The facts of the case, as stated in the Official Law Reports, were as follows. On April 27, 1978, a receiving order was made against a bankrupt. He and his wife and his aunt, aged 82, were living together in a maisonette, which with a shop formed leasehold premises purchased by the bankrupt in 1975 for £17,000. The aunt had provided £12,000 of the purchase price, the remainder having been raised on mortgage. In providing the money, the aunt had been told according to her affidavit evidence, that she would be able to stay in the premises for as long as she liked, and that she would be looked after by the bankrupt and his wife.
The aunt had also paid some £2,271.16 for decorations and fittings for the property. She also paid some £9,000 in an attempt to stave off the bankrupt's bankruptcy. In September 1975 on the advice of her solicitor, the aunt got from the bankrupt a promissory note for £15,700, the reason being that by her will she had left her estate to her three nephews equally, and she felt that it would be unfair if the bankrupt were to take one third of what remained without bringing into account what he had already received.

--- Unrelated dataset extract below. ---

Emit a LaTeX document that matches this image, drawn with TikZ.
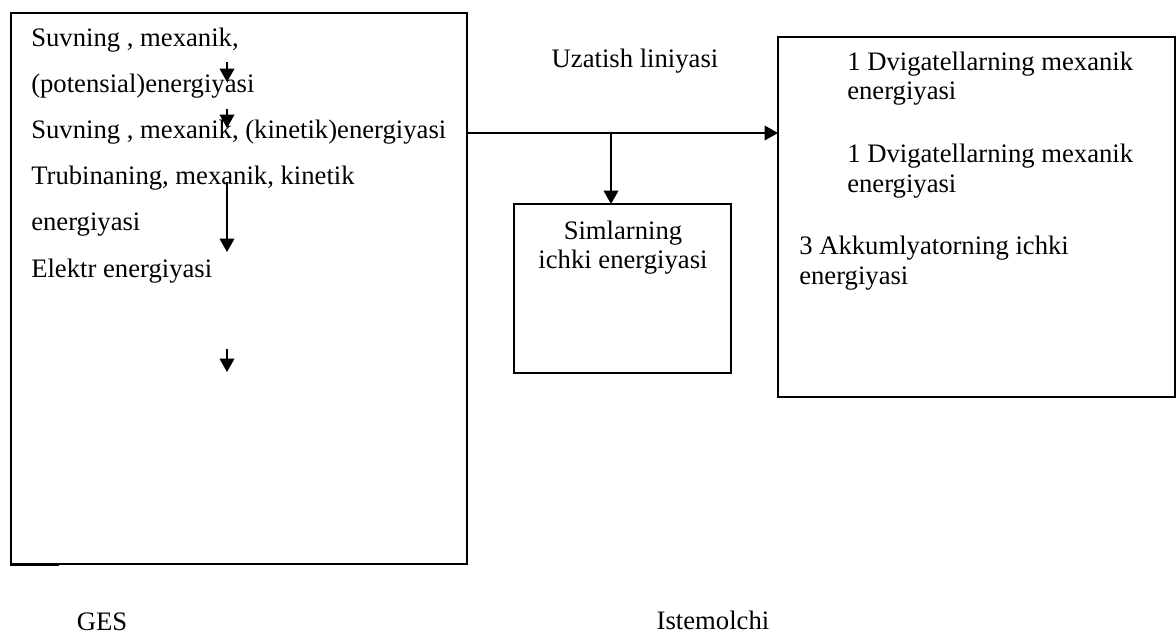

The trustee in bankruptcy took steps to find out what rights, if any, the aunt claimed arising out of the provision by her of £12,000 towards the purchase price but the aunt did not reply to his letters. On April 30, 1979, the trustee in bankruptcy contracted to sell the premises to a purchaser for £17,000 with vacant possession, completion being fixed for May 29, 1979. After the date of the contract, the aunt, for the first time put forward a claim to an interest in the premises.

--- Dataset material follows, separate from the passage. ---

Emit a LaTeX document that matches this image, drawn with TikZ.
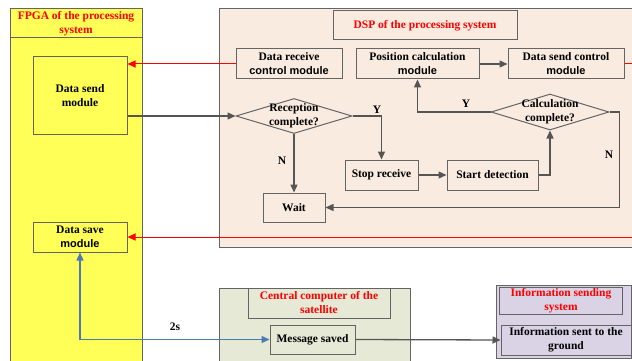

Brown Wilkinson, J held that there was no Resulting Trust and that the aunt had provided the £12,000 by way of loan and not as a gift and, accordingly, no interest in her favour was created under a resulting trust but since it was an essential feature of the loan that the aunt was to make her home in the premises to be acquired with the money lent, she had, as against the bankrupt, the right to occupy the premises for as long as she liked while the loan remained unrepaid, but that the aunt's right of occupation did confer some interest in the property under a constructive trust and that, since in the circumstances she was not barred from asserting her right by reason of any laches or acquiescence on her part, the trustee in bankruptcy took the property subject to her right and, accordingly, he was not entitled to an order for possession.
As Oakley has noted in his seminal book on the subject: “The interest of a beneficiary under a constructive trust is binding on the trustee in bankruptcy of the constructive trustee and take priority over the claims of his general creditors.” (Oakley, A. Parker & Mellows: The Modern Law of Trusts. 9th Edition. Sweet & Maxwell, London, 2008).